| WORK INSTRUCTIONS |
Everything from the first line of the data through the line with "fig = plt.figure(figsize=(W" is to be echoed exactly, minus the pictures.
## BEGIN SUPPLIED DATA
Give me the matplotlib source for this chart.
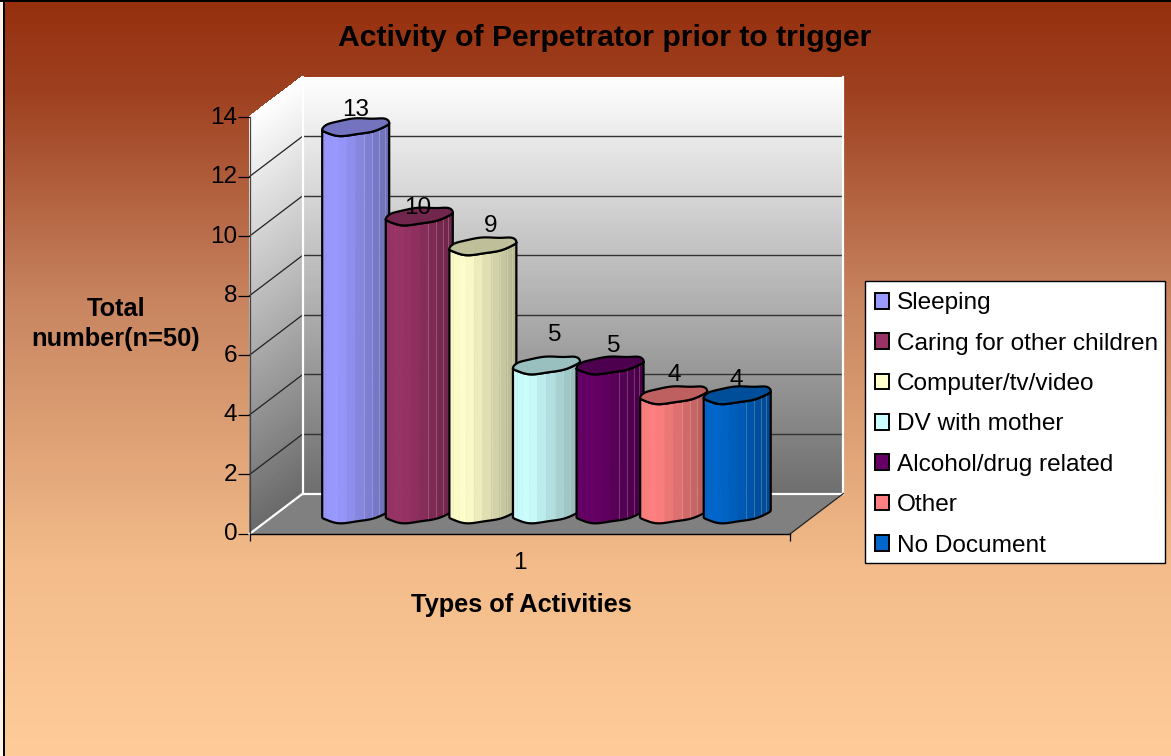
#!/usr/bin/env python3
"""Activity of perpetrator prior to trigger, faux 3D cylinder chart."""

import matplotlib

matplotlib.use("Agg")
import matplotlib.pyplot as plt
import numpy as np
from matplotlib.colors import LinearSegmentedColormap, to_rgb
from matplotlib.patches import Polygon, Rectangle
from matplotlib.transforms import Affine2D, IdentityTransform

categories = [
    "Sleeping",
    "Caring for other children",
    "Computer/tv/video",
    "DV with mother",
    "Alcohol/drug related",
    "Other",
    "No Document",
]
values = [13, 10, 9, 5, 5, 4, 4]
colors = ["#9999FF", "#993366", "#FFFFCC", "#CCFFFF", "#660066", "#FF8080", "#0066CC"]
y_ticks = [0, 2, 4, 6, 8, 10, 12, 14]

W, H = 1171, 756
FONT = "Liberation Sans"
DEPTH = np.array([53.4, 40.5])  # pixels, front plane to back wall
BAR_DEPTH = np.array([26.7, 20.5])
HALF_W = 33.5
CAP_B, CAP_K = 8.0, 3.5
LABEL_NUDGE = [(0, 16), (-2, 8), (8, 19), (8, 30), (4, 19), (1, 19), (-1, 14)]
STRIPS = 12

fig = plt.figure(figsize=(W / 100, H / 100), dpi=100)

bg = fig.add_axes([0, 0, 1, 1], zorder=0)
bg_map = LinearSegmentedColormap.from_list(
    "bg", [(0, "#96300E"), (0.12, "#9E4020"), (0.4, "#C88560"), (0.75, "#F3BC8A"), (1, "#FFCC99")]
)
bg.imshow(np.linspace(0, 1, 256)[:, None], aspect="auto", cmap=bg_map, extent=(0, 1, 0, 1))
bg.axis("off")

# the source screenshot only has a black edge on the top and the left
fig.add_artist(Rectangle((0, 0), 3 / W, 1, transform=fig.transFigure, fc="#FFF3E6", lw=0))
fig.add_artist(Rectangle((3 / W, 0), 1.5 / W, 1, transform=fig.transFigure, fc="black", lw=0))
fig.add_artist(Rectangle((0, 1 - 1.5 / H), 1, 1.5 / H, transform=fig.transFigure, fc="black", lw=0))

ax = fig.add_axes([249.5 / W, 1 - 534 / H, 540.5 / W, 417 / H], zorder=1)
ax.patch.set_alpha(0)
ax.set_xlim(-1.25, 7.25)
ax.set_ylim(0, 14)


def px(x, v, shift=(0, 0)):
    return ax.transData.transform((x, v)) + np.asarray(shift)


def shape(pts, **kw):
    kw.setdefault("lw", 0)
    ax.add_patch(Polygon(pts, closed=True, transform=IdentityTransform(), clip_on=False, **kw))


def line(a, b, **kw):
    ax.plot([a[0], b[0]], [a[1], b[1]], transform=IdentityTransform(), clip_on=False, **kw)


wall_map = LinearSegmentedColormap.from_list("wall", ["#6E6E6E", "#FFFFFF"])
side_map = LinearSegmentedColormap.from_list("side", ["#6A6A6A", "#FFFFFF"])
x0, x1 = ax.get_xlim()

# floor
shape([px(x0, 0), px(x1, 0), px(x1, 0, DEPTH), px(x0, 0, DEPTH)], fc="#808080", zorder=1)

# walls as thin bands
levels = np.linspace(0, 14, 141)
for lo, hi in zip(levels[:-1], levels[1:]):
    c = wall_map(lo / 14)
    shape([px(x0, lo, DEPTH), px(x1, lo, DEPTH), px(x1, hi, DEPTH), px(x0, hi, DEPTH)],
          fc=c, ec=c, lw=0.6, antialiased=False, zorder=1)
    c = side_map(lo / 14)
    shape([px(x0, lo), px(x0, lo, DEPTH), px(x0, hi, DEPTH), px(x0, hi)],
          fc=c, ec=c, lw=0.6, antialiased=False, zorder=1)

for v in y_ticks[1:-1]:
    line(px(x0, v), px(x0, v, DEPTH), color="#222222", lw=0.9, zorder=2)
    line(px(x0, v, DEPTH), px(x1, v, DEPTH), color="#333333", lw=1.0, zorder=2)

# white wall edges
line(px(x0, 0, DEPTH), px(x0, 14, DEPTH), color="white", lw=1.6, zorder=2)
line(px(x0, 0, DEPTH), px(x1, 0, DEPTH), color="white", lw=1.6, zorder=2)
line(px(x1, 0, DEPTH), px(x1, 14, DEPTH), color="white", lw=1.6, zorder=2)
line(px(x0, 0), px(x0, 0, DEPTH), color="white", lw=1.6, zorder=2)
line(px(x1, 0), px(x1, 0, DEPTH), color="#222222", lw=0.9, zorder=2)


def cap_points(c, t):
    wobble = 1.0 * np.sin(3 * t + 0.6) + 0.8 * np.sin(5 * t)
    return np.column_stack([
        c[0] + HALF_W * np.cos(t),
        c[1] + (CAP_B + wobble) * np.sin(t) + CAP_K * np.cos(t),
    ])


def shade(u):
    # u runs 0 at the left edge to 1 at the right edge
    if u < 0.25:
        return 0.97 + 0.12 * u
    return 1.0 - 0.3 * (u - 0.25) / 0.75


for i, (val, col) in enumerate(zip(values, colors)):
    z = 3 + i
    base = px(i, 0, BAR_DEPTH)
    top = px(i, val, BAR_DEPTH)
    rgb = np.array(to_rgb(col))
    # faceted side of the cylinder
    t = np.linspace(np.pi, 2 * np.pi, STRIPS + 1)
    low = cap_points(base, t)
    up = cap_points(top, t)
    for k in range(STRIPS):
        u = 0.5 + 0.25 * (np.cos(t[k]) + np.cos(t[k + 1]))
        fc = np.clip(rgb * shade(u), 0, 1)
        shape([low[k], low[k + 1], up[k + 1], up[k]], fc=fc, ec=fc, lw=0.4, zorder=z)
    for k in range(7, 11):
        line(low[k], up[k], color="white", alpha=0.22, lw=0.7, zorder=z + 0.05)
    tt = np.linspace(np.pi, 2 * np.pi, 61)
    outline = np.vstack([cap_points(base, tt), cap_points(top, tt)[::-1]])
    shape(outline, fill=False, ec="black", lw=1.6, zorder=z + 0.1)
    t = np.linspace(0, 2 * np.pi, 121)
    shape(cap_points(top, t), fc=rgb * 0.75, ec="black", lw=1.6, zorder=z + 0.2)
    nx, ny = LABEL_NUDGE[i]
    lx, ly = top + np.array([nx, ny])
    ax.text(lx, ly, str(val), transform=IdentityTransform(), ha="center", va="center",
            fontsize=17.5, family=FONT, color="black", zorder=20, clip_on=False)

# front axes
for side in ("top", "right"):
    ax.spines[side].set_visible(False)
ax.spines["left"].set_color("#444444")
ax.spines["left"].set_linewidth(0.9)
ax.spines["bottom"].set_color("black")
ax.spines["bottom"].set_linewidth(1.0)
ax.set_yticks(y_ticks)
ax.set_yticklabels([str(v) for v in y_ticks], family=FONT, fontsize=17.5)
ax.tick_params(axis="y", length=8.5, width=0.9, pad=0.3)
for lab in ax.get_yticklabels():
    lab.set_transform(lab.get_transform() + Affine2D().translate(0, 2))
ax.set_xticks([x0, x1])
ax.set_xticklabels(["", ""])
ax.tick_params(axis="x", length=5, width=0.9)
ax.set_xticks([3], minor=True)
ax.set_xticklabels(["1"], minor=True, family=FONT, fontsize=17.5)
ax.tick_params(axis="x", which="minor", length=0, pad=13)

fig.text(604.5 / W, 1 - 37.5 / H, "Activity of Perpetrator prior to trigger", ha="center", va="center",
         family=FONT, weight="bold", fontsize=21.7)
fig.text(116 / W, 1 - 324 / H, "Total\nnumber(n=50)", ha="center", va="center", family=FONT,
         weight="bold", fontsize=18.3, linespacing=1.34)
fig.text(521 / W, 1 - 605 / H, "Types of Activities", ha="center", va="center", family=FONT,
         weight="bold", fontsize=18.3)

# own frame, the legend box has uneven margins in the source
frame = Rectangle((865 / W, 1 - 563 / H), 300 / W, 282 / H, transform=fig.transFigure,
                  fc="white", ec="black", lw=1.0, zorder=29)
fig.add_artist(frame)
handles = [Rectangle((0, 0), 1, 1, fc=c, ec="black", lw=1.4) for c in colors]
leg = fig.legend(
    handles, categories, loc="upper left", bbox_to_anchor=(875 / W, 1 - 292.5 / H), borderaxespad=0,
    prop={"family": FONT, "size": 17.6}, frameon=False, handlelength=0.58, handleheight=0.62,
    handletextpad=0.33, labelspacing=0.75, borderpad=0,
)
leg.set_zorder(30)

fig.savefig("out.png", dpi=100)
## END SUPPLIED DATA
| CORRECT OUTPUT |
Give me the matplotlib source for this chart.
#!/usr/bin/env python3
"""Activity of perpetrator prior to trigger, faux 3D cylinder chart."""

import matplotlib

matplotlib.use("Agg")
import matplotlib.pyplot as plt
import numpy as np
from matplotlib.colors import LinearSegmentedColormap, to_rgb
from matplotlib.patches import Polygon, Rectangle
from matplotlib.transforms import Affine2D, IdentityTransform

categories = [
    "Sleeping",
    "Caring for other children",
    "Computer/tv/video",
    "DV with mother",
    "Alcohol/drug related",
    "Other",
    "No Document",
]
values = [13, 10, 9, 5, 5, 4, 4]
colors = ["#9999FF", "#993366", "#FFFFCC", "#CCFFFF", "#660066", "#FF8080", "#0066CC"]
y_ticks = [0, 2, 4, 6, 8, 10, 12, 14]

W, H = 1171, 756
FONT = "Liberation Sans"
DEPTH = np.array([53.4, 40.5])  # pixels, front plane to back wall
BAR_DEPTH = np.array([26.7, 20.5])
HALF_W = 33.5
CAP_B, CAP_K = 8.0, 3.5
LABEL_NUDGE = [(0, 16), (-2, 8), (8, 19), (8, 30), (4, 19), (1, 19), (-1, 14)]
STRIPS = 12

fig = plt.figure(figsize=(W / 100, H / 100), dpi=100)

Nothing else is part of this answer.